Outro dia, deparei-me com um vídeo que me fez sorrir e pensar: Ariano Suassuna, em toda sua sabedoria e senso crítico aguçado, contava uma de suas histórias com aquele humor afiado que só ele tinha. Era impossível não ser capturado pela simplicidade com que ele descrevia as situações mais comuns, sempre transformando-as em reflexões mais profundas sobre a cultura e o nosso tempo.
Dessa vez, Suassuna narrava o que parecia ser um episódio trivial. Ele havia ligado a televisão, sem grandes pretensões, e deu de cara com uma apresentação da Banda Calypso. O que veio a seguir, nas palavras dele, foi uma espécie de “sorte ao contrário”. A música começava com uma frase que já lhe causava certo desconforto: “Se você quiser me conquistar, você tem que suar…” Era uma dessas letras que se repetem ad nauseam, e Ariano, com seu ouvido atento e crítico, logo se viu preso naquela sequência que mais parecia um loop. Mas o incômodo não parou por aí. A canção continuava a evoluir (ou regredir, diria ele), apresentando outras variações da mesma lógica simplista: “Se você quiser me conquistar, você tem que balançar… Se você quiser me conquistar, você tem que rebolar… Uou uou uou uou.”
Suassuna, que havia feito de sua vida uma batalha pela valorização da cultura brasileira em sua forma mais genuína, olhava para aquilo com uma mistura de perplexidade e ironia. “E é isso?”, pensei, imaginando o que se passava pela mente do mestre. Será que era assim que a música popular estava sendo definida agora? Era necessário “suar”, “balançar” e “rebolar” para conquistar alguém? E aquele “uou uou uou uou”? Uma interjeição vazia que parecia ser o clímax do esforço criativo?
Foi quando seu neto, Juninho, entrou em cena, e o diálogo que se seguiu foi tão revelador quanto cômico. “Vovô, deixa disso. Não adianta perder tempo falando mal da Banda Calypso”, disse o jovem, com a leveza e sabedoria de quem entende que os tempos mudaram. Suassuna, claro, não se deixaria vencer tão fácil. “Como assim, Juninho? Tem coisa pior do que isso?”, questionou, com um ar de desafio. A resposta do neto veio rápida e direta: “Tem, vovô. E muita coisa! Você nem imagina o que estão ouvindo por aí hoje em dia.”
Aquela troca, por mais engraçada que fosse, trazia à tona algo maior. Ariano, sempre com um olhar crítico e profundo sobre a cultura brasileira, sabia que o mundo estava em constante transformação, mas isso não significava que ele fosse aceitar tudo sem questionar. “Eu sei lá, Juninho… Isso não pega, não? Parece que estão distribuindo música de quarta categoria por aí.” O comentário, cheio de humor, escondia a preocupação sincera de alguém que via, nas produções populares, uma ameaça ao que ele acreditava ser a verdadeira essência da cultura nacional.

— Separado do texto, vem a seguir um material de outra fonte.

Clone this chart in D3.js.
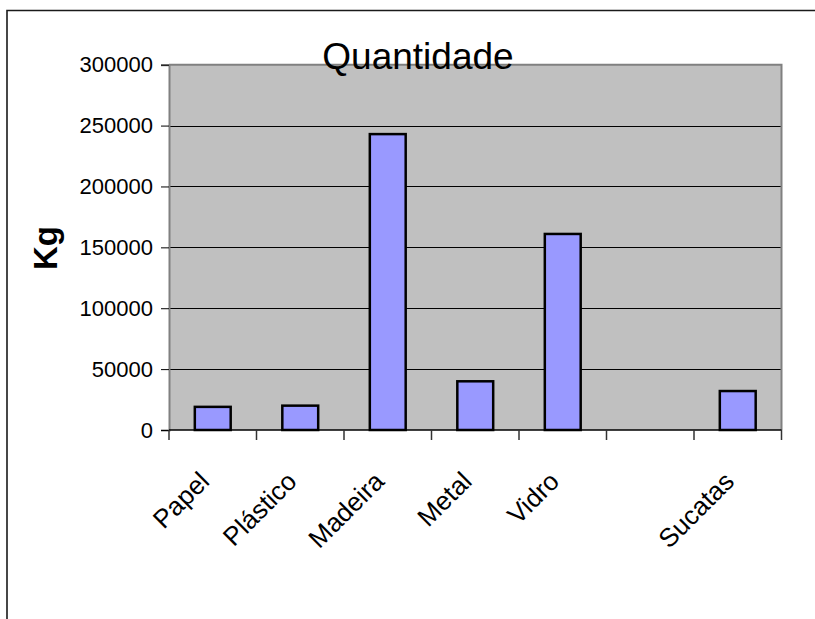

O neto, como muitos jovens de sua geração, parecia menos incomodado. Talvez porque já estivesse imerso naquele novo cenário, onde o que antes era considerado banal agora era apenas mais um elemento da vasta e eclética paisagem musical. Juninho não via tanto problema. Para ele, a Banda Calypso era apenas uma parte do todo. O verdadeiro “mal”, talvez, estivesse mais adiante, em produções que nem Suassuna ousava imaginar.
Enquanto Suassuna refletia sobre as “besteiras” que agora faziam as novas gerações dançar, era impossível não pensar no quanto isso já havia acontecido antes. Toda geração tem suas músicas, suas modas, suas ondas que fazem com que a geração anterior torça o nariz. Nos tempos de Ariano, certamente havia quem visse com desdém as canções que marcaram sua juventude. E assim, o ciclo continua.

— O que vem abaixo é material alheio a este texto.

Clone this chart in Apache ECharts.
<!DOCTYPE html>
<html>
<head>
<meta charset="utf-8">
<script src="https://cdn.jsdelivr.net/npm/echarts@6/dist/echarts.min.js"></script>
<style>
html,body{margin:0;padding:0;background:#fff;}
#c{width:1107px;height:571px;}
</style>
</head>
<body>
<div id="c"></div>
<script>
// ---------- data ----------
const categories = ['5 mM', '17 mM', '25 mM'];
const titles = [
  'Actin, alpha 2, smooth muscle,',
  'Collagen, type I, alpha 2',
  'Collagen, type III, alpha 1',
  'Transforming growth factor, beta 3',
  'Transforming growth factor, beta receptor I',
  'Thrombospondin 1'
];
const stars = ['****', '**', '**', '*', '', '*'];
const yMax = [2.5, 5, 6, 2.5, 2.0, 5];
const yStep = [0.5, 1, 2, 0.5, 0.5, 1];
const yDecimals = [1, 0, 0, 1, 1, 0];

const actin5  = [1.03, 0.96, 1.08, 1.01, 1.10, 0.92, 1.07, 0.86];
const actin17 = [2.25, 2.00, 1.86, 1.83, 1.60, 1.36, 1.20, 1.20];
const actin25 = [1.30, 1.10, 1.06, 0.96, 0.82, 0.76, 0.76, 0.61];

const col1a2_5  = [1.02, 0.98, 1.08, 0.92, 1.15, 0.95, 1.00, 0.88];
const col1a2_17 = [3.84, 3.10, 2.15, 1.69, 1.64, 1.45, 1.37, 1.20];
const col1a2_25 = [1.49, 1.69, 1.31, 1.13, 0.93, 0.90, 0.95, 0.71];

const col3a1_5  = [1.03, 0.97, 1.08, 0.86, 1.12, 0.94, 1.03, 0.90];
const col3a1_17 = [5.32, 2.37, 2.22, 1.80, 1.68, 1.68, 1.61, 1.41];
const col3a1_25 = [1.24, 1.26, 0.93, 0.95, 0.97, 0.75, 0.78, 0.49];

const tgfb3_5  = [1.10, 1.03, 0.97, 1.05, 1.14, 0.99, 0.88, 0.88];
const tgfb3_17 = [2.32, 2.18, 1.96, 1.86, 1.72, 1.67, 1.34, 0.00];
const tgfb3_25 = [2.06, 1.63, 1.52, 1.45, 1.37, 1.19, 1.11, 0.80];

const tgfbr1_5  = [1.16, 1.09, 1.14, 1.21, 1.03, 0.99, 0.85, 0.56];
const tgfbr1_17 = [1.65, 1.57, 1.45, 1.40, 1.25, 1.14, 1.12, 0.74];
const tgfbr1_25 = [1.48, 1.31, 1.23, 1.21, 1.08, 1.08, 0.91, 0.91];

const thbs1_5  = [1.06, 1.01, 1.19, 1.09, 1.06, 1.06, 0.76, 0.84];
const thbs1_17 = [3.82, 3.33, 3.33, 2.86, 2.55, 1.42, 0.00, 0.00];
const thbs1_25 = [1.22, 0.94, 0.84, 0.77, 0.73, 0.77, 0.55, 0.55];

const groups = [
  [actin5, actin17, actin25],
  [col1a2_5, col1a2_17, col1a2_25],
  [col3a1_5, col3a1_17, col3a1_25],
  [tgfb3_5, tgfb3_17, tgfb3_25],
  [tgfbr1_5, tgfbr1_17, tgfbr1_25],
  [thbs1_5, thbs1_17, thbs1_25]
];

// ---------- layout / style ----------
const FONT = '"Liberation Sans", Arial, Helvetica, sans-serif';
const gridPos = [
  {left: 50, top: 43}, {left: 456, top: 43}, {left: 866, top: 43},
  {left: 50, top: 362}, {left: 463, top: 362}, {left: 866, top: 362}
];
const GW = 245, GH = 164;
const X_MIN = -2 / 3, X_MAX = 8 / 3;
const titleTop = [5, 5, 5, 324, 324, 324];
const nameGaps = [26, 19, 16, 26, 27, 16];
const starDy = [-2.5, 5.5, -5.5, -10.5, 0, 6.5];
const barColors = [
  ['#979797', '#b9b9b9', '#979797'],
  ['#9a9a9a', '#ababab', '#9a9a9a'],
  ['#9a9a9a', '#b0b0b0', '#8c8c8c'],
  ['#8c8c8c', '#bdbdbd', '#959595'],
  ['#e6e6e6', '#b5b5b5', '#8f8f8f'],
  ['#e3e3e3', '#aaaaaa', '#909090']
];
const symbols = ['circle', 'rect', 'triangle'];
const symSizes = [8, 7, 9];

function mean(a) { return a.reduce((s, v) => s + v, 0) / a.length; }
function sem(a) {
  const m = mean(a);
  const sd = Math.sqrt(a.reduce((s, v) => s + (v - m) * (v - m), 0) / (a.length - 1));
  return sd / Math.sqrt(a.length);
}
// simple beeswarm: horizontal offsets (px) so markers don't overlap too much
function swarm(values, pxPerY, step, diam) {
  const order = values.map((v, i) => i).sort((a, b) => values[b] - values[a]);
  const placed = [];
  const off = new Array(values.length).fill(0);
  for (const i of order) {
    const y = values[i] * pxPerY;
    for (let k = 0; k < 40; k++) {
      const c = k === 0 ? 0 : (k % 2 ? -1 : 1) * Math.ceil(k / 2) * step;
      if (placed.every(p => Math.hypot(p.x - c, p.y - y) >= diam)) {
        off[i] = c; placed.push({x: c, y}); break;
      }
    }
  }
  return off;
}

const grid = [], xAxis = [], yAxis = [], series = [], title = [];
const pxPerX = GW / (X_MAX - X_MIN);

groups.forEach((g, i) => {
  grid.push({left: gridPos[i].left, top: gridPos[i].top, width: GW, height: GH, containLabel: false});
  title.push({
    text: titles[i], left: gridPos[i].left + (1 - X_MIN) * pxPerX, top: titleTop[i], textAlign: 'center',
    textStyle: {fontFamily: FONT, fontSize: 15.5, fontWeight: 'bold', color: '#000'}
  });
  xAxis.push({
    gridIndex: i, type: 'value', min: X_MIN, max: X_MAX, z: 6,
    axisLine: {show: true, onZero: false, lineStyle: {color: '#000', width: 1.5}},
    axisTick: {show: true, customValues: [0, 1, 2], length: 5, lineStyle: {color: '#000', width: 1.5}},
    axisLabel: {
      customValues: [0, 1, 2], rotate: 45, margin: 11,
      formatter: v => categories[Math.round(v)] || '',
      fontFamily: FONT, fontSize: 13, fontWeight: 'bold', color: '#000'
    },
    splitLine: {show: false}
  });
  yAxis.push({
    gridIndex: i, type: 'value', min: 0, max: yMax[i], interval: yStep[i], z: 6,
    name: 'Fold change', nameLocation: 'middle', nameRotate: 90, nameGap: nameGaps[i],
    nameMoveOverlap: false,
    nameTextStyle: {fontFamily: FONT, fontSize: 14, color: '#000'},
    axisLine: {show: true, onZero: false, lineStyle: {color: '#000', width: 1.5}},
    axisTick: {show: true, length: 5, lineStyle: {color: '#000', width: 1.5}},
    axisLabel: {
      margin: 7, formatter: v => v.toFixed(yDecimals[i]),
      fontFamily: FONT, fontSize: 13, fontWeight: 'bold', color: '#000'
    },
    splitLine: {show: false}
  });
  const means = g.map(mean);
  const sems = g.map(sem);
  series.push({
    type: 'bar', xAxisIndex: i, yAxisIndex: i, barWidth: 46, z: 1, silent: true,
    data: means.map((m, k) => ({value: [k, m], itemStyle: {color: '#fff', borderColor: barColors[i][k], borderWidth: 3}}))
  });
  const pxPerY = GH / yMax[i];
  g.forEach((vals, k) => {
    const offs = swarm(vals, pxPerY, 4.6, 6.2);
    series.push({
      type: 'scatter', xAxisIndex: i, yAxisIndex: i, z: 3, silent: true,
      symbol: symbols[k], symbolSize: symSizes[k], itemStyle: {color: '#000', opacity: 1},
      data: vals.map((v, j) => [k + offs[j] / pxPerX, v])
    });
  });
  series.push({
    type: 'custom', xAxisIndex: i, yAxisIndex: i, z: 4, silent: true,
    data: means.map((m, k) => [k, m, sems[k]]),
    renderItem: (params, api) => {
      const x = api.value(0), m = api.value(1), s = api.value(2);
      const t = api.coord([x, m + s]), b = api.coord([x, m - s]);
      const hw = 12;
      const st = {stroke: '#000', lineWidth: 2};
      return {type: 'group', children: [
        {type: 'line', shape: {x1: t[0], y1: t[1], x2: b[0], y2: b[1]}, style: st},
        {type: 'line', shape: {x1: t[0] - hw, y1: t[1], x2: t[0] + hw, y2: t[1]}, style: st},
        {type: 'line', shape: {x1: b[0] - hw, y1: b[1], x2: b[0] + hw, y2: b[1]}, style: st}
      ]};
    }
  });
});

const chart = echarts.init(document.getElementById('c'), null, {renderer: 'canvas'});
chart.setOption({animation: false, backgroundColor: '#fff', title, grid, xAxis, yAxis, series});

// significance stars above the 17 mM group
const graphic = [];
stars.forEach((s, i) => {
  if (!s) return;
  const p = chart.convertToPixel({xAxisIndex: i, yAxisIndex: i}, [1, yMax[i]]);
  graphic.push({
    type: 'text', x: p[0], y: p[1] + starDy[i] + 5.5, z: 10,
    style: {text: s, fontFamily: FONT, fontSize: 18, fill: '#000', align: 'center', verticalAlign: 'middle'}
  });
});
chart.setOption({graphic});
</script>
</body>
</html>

A sabedoria de Suassuna não estava apenas em criticar, mas em observar com um misto de humor e perplexidade o quanto os tempos mudavam. Talvez ele nunca entendesse o apelo de “suar, balançar e rebolar”, mas sabia que, em algum lugar, aquilo refletia o espírito de uma época. E, no fim das contas, talvez ele até se divertisse um pouco com a ideia de que, em uma sala de estar em algum lugar do Brasil, um avô e seu neto estariam discutindo, décadas depois, sobre as “besteiras” que fariam aquela geração dançar.
Assim, Ariano Suassuna, sempre mestre em transformar o cotidiano em arte, deixou mais uma lição: a cultura é viva, imprevisível e, às vezes, engraçadamente confusa.